Das wahre Russland beginnt für Frank Herfort, wenn die Moskauer Skyline hinter dem Horizont verschwindet. Wenn Birkenwälder statt Apartmentblöcken die Straße säumen und dann mitten im Nichts die perfekt erhaltene Ruine einer sowjetischen Abhöranlage auftaucht. Oder ein Dorf, das Zukunft heißt, obwohl es in einer ewig währenden Vergangenheit gefangen bleibt. Oder Menschen, die sauber in einen See steigen und schlammverkrustet wieder herauskommen.

Seit gut 15 Jahren währt die Faszination nun, seit Herfort, Jahrgang 1979, damals junger Student der Fotografie an der Hochschule für bildende Künste in Hamburg, zum ersten Mal das riesige russische Hinterland bereiste. In Jakutsk in Sibirien beschlich ihn das Gefühl, in einem wirklich sehr fremden Land zu sein: "Alles war anders als das Bild, das wir uns im Westen von Russland machen. Viel skurriler. Surrealer." Herfort flog wieder und wieder in den Osten, lernte die Sprache und blieb: Sechs Jahre lang lebte er in Moskau, inzwischen pendelt er zwischen der russischen Hauptstadt und Berlin.
Für illustre Kunden fotografierte Herfort Innenräume spektakulärer Wohnungen und Villen; doch in seiner Freizeit zog es ihn immer wieder raus aufs Land. Etwa nach Buduschtscheje, das Dorf mit dem Namen Zukunft, in dem fast nur noch alte Leute lebten (und das jedes Jahr ein Sechstel seiner Bewohner verliert, etliche durch alkoholbedingte Todesfälle). "Da leben Menschen in Holzhütten wie vor 150 Jahren, und das in einem so modernen Land", staunt Herfort. Menschen, die ihn schief ansahen, wenn er sagte, er komme aus Moskau: "Auf dem Land wollen die meisten nichts mit der Hauptstadt zu tun haben. Sie finden, dort lebten die unverdient Reichen. Dort werde nur das Geld verbrannt, das sie hart verdienten."

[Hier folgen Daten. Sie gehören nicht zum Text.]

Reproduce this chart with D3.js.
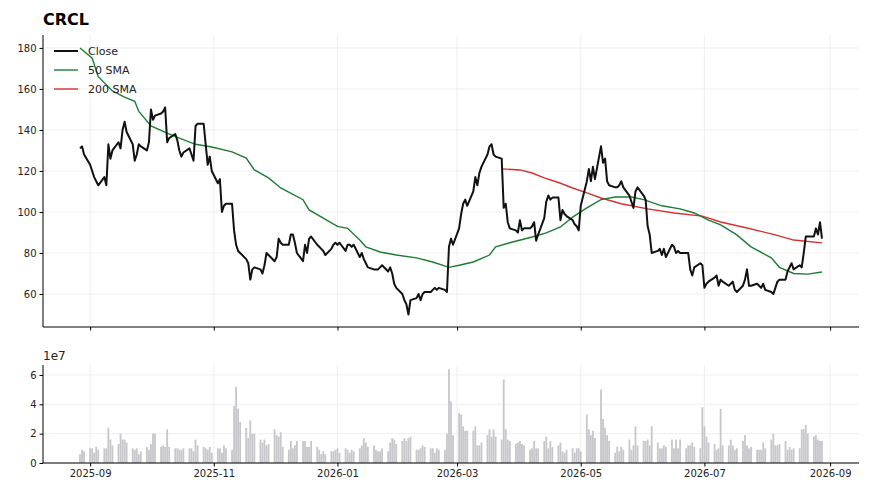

Russland werde selbstbewusster, wirke aber orientierungslos
Die Fotos, die Herfort von diesen Ausflügen durch das riesige Land mit zurückbringt, nennt er "Teilinszenierungen": "Die meisten Bilder entdecke ich zufällig. Oft sehe ich im Vorbeifahren eine Szene, aber immer ist irgendetwas im Bild nicht perfekt." Dann trägt Frank Herfort das Bild in sein "Storyboard" ein, das Tagebuch der unvollendeten Werke, und kommt später wieder – mit Amateurmodels, geliehenen Requisiten, um im perfekten Licht genau jene Szene nachzustellen, die er im Vorbeifahren gesehen hatte. Oder gesehen haben wollte. In seinen Bildern, sagt Herfort, suche er jene "Unklarheit, jene Mystik", die ihn an Russland fasziniert. Vieles wirkt erst banal, dann absurd.
Seine Architekturaufnahmen vermitteln, ebenso wie seine Porträts, den Eindruck einer trotzigen Eigenständigkeit, eines russischen Wegs in eine glänzende, aber nicht immer ästhetische Zukunft. Russland, sagt Frank Herfort, habe sich in den vergangenen Jahren stark verändert; die Architektur sei volksnaher geworden, aber auch stalinistischer. Das Land werde selbstbewusster, wirke aber orientierungslos. Außer in den Weiten des russischen Hinterlandes, jenseits von Putins Protz: Dort atmet die russische Seele "ein eigenartiges Gefühl von Freiheit", sagt Herfort. Eine Freiheit, wie sie nur ein sehr weites oder in der Weite sehr verlorenes Land vermitteln kann.